**Exercise data**:
▶
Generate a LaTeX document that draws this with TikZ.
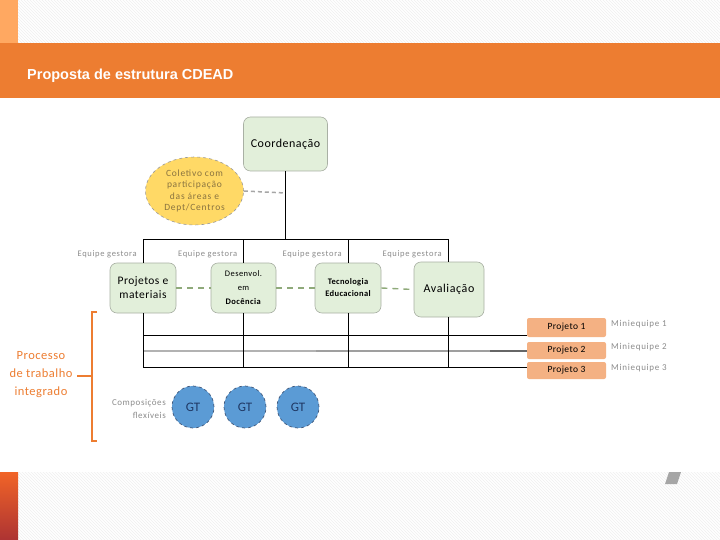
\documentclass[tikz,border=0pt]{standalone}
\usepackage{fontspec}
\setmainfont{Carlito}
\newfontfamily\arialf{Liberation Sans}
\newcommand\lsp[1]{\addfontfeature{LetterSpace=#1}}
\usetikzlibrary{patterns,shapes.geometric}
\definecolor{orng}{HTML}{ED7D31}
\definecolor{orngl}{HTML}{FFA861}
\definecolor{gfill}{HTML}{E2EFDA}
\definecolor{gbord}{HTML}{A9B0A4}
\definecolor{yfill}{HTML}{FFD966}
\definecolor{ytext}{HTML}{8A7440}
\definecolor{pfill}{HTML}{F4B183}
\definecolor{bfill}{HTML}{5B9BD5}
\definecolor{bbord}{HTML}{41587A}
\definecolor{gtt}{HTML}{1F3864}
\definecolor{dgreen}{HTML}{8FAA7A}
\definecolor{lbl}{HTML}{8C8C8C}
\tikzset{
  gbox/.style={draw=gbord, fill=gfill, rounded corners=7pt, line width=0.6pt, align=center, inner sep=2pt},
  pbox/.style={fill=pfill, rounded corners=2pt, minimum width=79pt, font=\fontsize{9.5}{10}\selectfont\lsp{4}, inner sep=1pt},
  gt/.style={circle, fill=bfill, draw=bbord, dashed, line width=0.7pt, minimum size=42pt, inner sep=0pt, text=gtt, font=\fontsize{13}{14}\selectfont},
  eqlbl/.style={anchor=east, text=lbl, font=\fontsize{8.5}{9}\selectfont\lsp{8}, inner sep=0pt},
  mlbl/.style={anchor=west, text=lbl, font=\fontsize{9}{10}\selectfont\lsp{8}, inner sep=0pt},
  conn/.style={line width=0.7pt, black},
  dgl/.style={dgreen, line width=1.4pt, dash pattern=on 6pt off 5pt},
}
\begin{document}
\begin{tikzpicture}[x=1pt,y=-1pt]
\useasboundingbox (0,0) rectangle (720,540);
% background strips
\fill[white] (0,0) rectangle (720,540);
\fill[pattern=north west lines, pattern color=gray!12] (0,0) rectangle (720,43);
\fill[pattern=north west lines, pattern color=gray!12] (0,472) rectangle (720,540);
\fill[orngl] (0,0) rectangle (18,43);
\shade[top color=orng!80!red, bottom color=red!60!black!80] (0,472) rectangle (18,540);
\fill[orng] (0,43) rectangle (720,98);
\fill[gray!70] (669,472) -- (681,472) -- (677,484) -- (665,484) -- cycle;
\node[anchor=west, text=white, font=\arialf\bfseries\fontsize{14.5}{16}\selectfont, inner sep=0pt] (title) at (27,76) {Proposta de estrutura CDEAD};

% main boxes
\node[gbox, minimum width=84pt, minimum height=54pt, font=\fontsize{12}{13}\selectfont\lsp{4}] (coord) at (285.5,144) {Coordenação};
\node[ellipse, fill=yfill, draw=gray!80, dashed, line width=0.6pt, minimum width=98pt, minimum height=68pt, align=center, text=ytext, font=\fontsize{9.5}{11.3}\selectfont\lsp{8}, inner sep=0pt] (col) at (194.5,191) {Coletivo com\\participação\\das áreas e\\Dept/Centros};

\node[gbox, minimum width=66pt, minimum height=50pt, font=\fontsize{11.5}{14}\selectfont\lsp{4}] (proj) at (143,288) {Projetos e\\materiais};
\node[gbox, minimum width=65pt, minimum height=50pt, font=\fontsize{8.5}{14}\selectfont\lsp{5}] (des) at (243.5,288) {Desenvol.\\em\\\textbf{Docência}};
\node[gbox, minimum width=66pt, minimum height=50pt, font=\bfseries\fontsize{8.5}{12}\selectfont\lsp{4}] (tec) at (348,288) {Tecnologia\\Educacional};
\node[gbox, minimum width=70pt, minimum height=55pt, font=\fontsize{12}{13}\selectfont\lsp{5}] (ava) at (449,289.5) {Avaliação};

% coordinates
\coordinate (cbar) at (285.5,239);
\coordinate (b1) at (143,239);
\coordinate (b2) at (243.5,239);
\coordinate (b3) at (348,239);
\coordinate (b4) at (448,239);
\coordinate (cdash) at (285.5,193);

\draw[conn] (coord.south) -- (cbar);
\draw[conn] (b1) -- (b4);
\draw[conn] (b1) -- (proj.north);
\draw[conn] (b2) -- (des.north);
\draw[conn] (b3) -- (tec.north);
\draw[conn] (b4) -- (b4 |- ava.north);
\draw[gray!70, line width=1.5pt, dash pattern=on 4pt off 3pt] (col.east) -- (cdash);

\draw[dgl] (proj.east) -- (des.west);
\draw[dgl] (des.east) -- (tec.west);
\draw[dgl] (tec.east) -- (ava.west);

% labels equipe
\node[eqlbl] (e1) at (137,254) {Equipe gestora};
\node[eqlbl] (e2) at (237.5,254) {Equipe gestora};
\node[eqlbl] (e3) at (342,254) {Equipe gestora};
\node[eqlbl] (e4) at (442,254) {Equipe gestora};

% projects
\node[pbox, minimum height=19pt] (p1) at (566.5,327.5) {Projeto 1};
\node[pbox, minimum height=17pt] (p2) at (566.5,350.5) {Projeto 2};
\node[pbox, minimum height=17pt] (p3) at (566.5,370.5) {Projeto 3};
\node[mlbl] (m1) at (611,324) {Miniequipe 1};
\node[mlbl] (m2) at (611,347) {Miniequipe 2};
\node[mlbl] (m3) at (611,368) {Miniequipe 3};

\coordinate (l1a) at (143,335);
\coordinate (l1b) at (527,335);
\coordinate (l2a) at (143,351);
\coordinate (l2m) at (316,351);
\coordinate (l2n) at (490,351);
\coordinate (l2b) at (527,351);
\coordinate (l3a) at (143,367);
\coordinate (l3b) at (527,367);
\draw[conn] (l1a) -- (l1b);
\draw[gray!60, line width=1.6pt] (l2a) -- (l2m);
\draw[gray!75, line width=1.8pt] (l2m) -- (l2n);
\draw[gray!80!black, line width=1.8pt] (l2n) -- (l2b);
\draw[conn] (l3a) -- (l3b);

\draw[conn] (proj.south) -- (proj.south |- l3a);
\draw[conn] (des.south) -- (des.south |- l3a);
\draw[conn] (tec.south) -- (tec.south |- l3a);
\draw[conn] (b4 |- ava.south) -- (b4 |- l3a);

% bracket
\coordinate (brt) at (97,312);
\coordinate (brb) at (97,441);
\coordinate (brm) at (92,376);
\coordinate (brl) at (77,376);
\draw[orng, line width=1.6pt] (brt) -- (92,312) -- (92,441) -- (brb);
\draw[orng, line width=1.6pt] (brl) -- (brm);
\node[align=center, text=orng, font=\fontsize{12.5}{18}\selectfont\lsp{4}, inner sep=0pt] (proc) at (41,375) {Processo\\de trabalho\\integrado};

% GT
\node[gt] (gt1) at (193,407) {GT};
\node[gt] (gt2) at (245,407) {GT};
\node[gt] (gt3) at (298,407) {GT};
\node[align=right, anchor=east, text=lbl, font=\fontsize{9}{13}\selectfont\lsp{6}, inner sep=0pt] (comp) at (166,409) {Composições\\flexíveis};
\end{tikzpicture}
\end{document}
◀
▶
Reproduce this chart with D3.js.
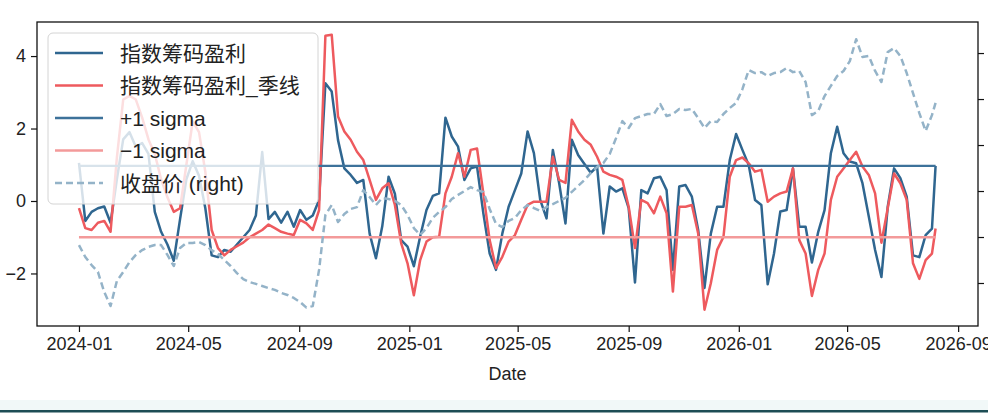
◀
▶
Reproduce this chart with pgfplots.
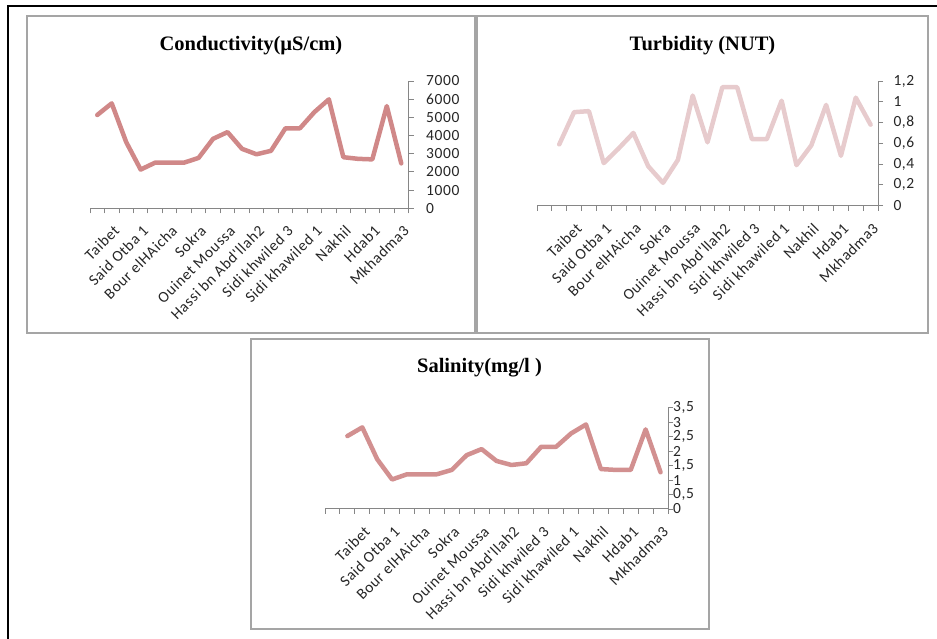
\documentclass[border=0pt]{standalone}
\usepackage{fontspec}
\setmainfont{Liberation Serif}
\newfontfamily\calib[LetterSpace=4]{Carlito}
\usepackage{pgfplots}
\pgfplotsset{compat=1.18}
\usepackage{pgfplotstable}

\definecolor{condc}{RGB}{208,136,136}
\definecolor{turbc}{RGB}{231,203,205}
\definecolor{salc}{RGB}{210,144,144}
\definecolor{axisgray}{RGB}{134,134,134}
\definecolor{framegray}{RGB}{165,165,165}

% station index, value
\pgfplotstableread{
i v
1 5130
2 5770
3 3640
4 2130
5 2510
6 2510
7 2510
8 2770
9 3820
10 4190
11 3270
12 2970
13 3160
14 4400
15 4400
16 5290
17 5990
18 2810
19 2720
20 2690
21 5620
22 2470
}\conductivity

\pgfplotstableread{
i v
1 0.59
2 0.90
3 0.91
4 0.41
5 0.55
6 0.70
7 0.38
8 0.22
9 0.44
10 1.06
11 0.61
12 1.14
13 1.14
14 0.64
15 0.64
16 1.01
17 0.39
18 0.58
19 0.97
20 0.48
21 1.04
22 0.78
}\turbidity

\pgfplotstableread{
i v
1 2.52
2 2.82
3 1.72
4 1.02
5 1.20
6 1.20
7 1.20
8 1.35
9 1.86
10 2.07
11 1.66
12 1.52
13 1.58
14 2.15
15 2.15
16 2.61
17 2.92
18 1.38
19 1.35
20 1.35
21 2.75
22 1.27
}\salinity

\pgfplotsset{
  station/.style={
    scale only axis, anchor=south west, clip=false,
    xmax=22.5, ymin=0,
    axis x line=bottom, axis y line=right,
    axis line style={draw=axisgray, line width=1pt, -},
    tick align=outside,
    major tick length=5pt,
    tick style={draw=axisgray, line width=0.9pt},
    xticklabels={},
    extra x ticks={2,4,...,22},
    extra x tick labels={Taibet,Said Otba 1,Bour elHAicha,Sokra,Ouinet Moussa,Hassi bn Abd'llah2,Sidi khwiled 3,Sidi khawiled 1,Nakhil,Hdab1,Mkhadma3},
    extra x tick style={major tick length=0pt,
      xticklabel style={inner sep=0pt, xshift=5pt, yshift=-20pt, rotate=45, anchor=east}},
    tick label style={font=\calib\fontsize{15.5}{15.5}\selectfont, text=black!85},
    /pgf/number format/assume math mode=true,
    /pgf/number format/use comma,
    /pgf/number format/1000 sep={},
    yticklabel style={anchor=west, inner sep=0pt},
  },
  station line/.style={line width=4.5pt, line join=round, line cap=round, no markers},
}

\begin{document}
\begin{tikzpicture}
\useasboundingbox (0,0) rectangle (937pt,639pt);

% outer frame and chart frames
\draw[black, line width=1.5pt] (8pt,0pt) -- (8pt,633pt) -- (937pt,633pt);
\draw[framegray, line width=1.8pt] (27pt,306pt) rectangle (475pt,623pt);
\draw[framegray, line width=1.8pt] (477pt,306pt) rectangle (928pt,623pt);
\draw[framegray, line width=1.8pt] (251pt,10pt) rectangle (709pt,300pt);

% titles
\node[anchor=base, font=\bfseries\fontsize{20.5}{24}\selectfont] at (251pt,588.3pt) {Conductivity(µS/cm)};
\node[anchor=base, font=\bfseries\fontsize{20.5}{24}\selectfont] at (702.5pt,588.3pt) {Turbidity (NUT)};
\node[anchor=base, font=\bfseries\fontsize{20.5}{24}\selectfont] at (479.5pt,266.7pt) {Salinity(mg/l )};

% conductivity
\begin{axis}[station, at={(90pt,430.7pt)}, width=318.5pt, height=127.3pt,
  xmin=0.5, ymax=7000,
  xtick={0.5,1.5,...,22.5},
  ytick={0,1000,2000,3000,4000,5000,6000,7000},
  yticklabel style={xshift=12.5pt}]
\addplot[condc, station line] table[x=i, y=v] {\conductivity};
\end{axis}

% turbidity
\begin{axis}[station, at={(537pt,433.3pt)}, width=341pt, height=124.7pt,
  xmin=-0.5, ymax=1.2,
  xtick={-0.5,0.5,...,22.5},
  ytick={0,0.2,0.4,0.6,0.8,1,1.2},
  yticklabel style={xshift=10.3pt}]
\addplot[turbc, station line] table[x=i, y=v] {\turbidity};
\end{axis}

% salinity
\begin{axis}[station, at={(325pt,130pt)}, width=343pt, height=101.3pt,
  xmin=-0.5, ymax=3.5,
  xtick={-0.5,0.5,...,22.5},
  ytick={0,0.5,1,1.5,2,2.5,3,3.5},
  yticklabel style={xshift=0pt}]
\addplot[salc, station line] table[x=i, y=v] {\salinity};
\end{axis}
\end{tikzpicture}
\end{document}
◀
**Short exercise**: Look through the entries above for the word "chart". Copy every line where it shows up.

**Result**:
Reproduce this chart with D3.js.
Reproduce this chart with pgfplots.
% outer frame and chart frames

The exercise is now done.